The Check process will broadly do two things:
- It will review and check the setup and configuration of your Study, ensuring you have:
- The Wizard will attempt to Identify the Causal Estimand (the statistical quantity which can be used to Estimate the desired Causal Effect).
Check result
If the Check fails, you can't get a Result unless you change the way the problem is modelled, or provide more information.
- If there is a problem, you will be given feedback about specific issues that you can fix. These usually involve the setup and configuration options, the data, or the structure of the Causal Diagram.
- You may receive a warning that your data is highly skewed. You can proceed, but bear in mind this may affect your results.
- In some cases, the result of Identification will confirm that the Causal Effect is zero, which is a valid result! Congratulations - you used the Causal Diagram editor to confirm that there cannot be any causal relationship from Treatment to Outcome.
Identification result
Assuming your Study passes the Check, Causal Wizard will attempt to identify an Estimand that would provide an Estimate of the Causal Effect you want. Think of an Estimand as a strategy to perform the estimation.
If an estimand can be identified:
- You'll see a green panel which invites you to select the Estimation method and model type, and the Calculate button will become available.
- Select the desired model and then press the Calculate button.
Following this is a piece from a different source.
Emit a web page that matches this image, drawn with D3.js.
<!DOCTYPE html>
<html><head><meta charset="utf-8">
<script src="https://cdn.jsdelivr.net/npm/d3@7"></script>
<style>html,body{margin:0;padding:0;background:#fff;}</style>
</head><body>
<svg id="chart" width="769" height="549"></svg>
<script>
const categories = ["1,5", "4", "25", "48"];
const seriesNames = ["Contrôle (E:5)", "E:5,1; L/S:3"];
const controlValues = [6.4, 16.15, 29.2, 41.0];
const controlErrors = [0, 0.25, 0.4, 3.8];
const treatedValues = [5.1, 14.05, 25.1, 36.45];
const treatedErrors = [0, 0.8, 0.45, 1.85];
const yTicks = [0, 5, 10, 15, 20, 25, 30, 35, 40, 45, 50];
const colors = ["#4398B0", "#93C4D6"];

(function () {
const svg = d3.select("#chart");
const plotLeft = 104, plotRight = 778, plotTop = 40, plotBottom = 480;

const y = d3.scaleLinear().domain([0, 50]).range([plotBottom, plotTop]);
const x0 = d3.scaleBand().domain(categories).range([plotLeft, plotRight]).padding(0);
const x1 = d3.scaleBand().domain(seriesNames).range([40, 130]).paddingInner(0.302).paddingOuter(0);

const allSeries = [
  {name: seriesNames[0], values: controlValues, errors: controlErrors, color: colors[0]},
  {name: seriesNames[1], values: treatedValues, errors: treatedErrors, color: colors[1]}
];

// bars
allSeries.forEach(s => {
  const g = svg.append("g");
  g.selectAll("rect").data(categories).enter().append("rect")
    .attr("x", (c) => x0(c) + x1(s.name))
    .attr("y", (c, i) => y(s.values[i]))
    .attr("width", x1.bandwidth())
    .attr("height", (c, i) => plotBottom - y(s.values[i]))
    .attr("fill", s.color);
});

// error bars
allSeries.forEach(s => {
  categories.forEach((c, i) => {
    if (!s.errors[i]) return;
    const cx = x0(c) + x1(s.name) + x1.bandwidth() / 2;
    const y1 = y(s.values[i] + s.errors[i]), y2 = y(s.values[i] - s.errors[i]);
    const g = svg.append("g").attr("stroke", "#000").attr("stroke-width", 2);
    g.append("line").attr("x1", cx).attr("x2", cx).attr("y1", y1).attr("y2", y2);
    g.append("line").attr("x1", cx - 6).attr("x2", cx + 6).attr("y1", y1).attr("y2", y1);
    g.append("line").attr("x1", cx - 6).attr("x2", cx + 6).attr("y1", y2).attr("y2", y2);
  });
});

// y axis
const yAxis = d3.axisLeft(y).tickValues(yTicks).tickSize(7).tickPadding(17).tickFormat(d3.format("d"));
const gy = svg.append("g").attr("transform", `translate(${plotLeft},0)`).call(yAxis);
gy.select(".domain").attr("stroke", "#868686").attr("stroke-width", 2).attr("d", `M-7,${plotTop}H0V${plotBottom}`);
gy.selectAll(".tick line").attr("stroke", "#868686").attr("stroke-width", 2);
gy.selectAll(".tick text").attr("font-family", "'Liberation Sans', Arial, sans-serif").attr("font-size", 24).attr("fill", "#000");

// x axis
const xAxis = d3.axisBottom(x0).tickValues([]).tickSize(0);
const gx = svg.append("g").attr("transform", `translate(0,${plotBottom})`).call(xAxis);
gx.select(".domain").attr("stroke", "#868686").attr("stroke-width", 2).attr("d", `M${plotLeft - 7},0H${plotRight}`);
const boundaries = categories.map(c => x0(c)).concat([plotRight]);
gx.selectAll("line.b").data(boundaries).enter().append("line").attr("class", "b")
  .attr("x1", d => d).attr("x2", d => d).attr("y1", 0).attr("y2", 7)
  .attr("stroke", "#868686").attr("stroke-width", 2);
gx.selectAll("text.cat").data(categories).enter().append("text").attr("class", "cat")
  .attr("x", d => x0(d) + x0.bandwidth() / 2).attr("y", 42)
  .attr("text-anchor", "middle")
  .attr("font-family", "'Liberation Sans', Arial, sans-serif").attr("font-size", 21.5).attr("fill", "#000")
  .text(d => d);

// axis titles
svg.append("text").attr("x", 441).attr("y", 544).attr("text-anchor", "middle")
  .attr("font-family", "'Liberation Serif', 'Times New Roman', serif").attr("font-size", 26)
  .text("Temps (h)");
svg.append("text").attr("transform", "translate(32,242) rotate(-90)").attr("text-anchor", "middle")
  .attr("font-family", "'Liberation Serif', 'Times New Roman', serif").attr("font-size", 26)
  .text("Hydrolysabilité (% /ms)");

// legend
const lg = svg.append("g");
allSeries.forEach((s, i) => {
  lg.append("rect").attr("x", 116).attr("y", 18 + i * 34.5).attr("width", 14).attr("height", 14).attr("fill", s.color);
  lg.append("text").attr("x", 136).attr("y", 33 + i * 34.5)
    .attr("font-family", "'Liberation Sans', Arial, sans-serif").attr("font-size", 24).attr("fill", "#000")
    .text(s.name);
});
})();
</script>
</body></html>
Causal Wizard will then go and estimate your Result.
If an estimand cannot be identified:
- The causal effect you desire cannot be directly estimated given the domain knowledge you have provided.
- You will have to change your Study design to find a quantity which can be estimated.
- Often, this can be achieved by simplifying the Causal Diagram, in particular by removing Unobserved Variables.
- But remember, that this implicitly creates new assumptions which you need to consider when interpreting your results - the edges or variables you removed may have a material effect, which has not been reflected in the estimate.
- You will need to use your judgement to decide which edges (relationships) and variables to keep in your Causal Diagram.
- You can compare Results given different Causal Diagrams, removing different relationships or variables each time and checking to see if this has a significant effect on the result.
- Ensure to document variables or relationships not present in the Causal Diagram, but suspected to exist in the real world.
- Sometimes you can change the way you define the problem - perhaps by measuring a proxy of the desired treatment or outcome, or replacing an unobserved confounding variable with a proxy which is present in your data (i.e. observable).
- A proxy just means a variable which can be used instead of the real variable, perhaps because they are highly correlated.
- Occasionally, adding new Variables to the graph (such as Instrumental Variables) may create a way to Identify the desired Causal Effect. Check whether you have data for these variables already.